Si de rigor se trataba, el Padre Uranga no se quedaba atrás; los demás también, pero especialmente él. En sus clases no se perdía un minuto (ni para cantarle cumpleaños feliz). Se ponía rojo a veces (dicen que sufría de úlceras estomacales).
Preguntaba mucho en clases; a mí me decía mientras se restregaba las manos: A ver, Sr. Bretón… (con la n final bastante palatalizada). Todo esto a un jovencito que todavía traía cadillos en el pantalón. Pero con él me fue muy bien, gracias a Dios. También estimulaba bastante Miguel Sáez. A éste le hice un trabajito de Filosofía –iniciando el primer año– sobre el sentido de búsqueda del ser humano. Le gustó y me puso una nota al pie del mismo, pidiéndome que lo conservara. Estas cosas ayudan.
No me fue mal en filosofía, pero al menos mis calificaciones fueron mejores en teología; quizá me descuidé un poco en la filosofía, aunque en verdad me sentí más a gusto en el estudio de la teología.
Recuerdo que cuando llegué al Mayor, me impresionó el ruido de los vehículos en la Lincoln, que era entonces mucho más empinada hacia la 27 de Febrero, por lo que se requería mayor aceleración. Hasta de noche se escuchaban, mientras que en Licey sólo se oían mosquitos a esas horas.
Acabando de llegar al Mayor pasé por lo que llamaban el túnel, que era un paso vehicular por debajo del segundo piso del ala norte del Seminario, en lo que ahora son los parqueos de la PUCMM, recinto Santo Tomás de Aquino. Esta parte del edificio mostraba ser de inferior calidad que el resto del mismo; la razón, según me explicaron, era que fue construida por los mismos seminaristas, en cuya tarea se destacaba el seminarista Juan de la Cruz Batista. Esta parte fue luego demolida para dar paso al referido estacionamiento.
En esta área estaba ubicado el colmado del Seminario. Al pasar por ahí vi un grupito de seminaristas, en corro alrededor de uno que hablaba fuerte. Oí claramente que éste decía: “Pues a mí, la pastoral que me gusta es con prostitutas…”. Creo que hasta entonces yo no había conocido a ningún puertorriqueño, y éste pronunciaba una r gutural muy fuerte. Lo que pensé en el momento fue que “¡Caramba!, hay gente valiente en este Seminario”.
Ni por asomo sospeché que me encontraba delante del que sería uno de los casos más pintorescos y hasta dramáticos del Seminario Mayor.

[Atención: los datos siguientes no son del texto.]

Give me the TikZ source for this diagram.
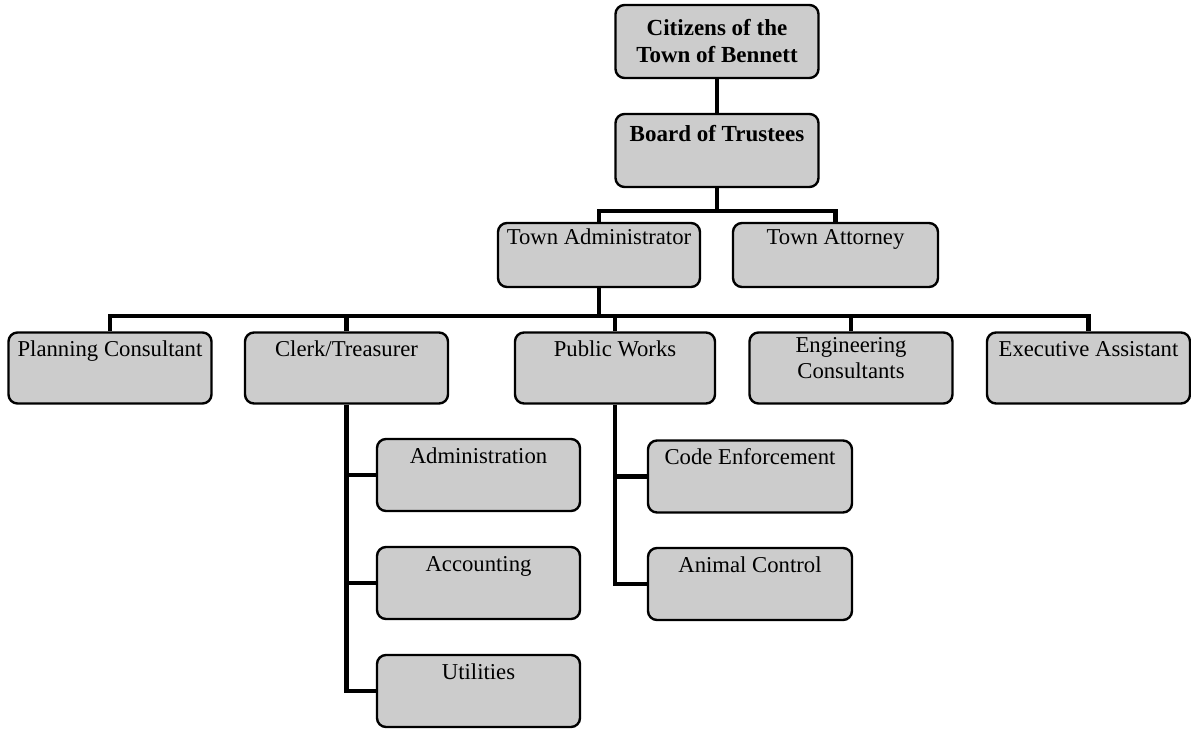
\documentclass[tikz,border=0pt]{standalone}
\usepackage{fontspec}
\setmainfont{Liberation Serif}

\begin{document}
\begin{tikzpicture}[x=1pt, y=-1pt,
    unit/.style={draw=black, line width=2.4pt, rounded corners=9pt, fill=black!20,
        minimum width=203pt, minimum height=72pt, inner sep=4pt, align=center,
        font=\fontsize{22.7}{26}\selectfont},
    boss/.style={font=\fontsize{23}{27}\selectfont\bfseries},
    oneline/.style={text height=20pt, text depth=#1},
    link/.style={line width=4.2pt, line join=miter}]
    \useasboundingbox (0,0) rectangle (1191,734);

    % Top of the chart
    \node[unit, boss, minimum height=73pt] (cit) at (717,41.5) {Citizens of the\\Town of Bennett};
    \node[unit, boss, minimum height=73pt, text height=23pt, text depth=42pt] (board) at (717,150.5) {Board of Trustees};

    % Second level
    \node[unit, minimum width=202pt, minimum height=64pt, text height=17pt, text depth=39pt] (admin) at (599,255) {Town Administrator};
    \node[unit, minimum width=205pt, minimum height=64pt, text height=17pt, text depth=39pt] (atty) at (835.5,255) {Town Attorney};

    % Departments
    \node[unit, minimum height=71pt, oneline=43pt] (plan) at (110,368) {Planning Consultant};
    \node[unit, minimum height=71pt, oneline=43pt] (clerk) at (346.5,368) {Clerk/Treasurer};
    \node[unit, minimum width=200pt, minimum height=71pt, oneline=43pt] (pw) at (615,368) {Public Works};
    \node[unit, minimum height=71pt, text height=42pt, text depth=21pt] (eng) at (851,368) {Engineering\\Consultants};
    \node[unit, minimum height=71pt, oneline=43pt] (exec) at (1088.5,368) {Executive Assistant};

    % Divisions under Clerk/Treasurer
    \node[unit, oneline=44pt] (office) at (478.5,475) {Administration};
    \node[unit, oneline=44pt] (acct) at (478.5,583) {Accounting};
    \node[unit, oneline=44pt] (util) at (478.5,691) {Utilities};

    % Divisions under Public Works
    \node[unit, minimum width=204pt, oneline=44pt] (code) at (750,476.5) {Code Enforcement};
    \node[unit, minimum width=204pt, oneline=44pt] (animal) at (750,584) {Animal Control};

    % Bus lines
    \coordinate (busA) at (717,211);
    \coordinate (busB) at (599,316);

    % Connect the boxes
    \draw[link] (cit) -- (board);
    \draw[link] (board) -- (busA);
    \draw[link] (admin.north) |- (busA) -| (atty.north);
    \draw[link] (admin) -- (busB);
    \draw[link] (plan.north) |- (busB) -| (exec.north);
    \draw[link] (clerk.north) -- (clerk.north |- busB);
    \draw[link] (pw.north) -- (pw.north |- busB);
    \draw[link] (eng.north) -- (eng.north |- busB);

    % Branches down the left side of the boxes
    \draw[link] (clerk.south) |- (util.west);
    \draw[link] (clerk.south |- office.west) -- (office.west);
    \draw[link] (clerk.south |- acct.west) -- (acct.west);
    \draw[link] (pw.south) |- (animal.west);
    \draw[link] (pw.south |- code.west) -- (code.west);
\end{tikzpicture}
\end{document}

Como todo alrededor del Seminario era montes y, para completar el cuadro, el fornido joven era, además, pirómano: él mismo metía fuego a todo, llamaba a los bomberos y luego los ayudaba diligentemente a aplacar el infierno por él creado.
Ese mismo joven (pero no mucho) que ahora veía, fornido y en bermudas, llegaría a ser ordenado presbítero en su tierra. Luego de ser removido de una parroquia, volvió un día a la misma, a la hora de la Misa más concurrida, subió al coro y se lanzó hacia el pasillo central de la iglesia, quebrándose las piernas… (Y es solo parte de la historia).
Para no mencionar más las prostitutas diré que, en esos tiempos, un seminarista –muy buena persona– fue con otros compañeros a entrevistar a unas prostitutas (¡O sancta simplicitas!); se trataba de completar un estudio con esta investigación de campo. No pudo lograr su objetivo, pues en cuanto explicó el motivo de su visita a una de las damas, ésta le dijo: “Déjate de cosa. Yo sé lo que tú buscas”. Y los jóvenes tuvieron que abandonar rápidamente el lugar. La noticia corrió por todo el Seminario. Doy fe de que el joven entrevistador es buena persona, hasta la fecha.
¡Cuántos buenos compañeros tuvimos en esos tiempos! De la Capital eran Gabriel Read, José Chez Checo, Normando Feliz Mustafá (oriundo de Barahona), Víctor Delancer, Ezequiel Valdez, Salvador Encarnación y Julio César Zayas (oriundos de San José de Ocoa), Salvador Tavárez…; del Sur eran Julián Zapata Pimentel (Baní), José Heredia, Guillermo Pérez… Había gente intelectualmente muy capaz; Chez Checo además de inteligente era metódico, disciplinado.
Un día me senté con Zayas en un banco de cemento de los que miraban hacia la Lincoln y no sé cómo llegó la conversación al tema del desenvolvimiento económico de los seminaristas; en cuanto a mí, a él le parecía que yo era de familia rica.
Cuando le pregunté por qué creía eso, me dijo que por la manera como vestía. Se rió de buena gana cuando le expliqué que todo lo que usaba eran panchos, como se decía entonces; cosas regaladas, e incluso usadas.
El amigo Zayas era un hombre inteligente y, además, un estilista del baloncesto.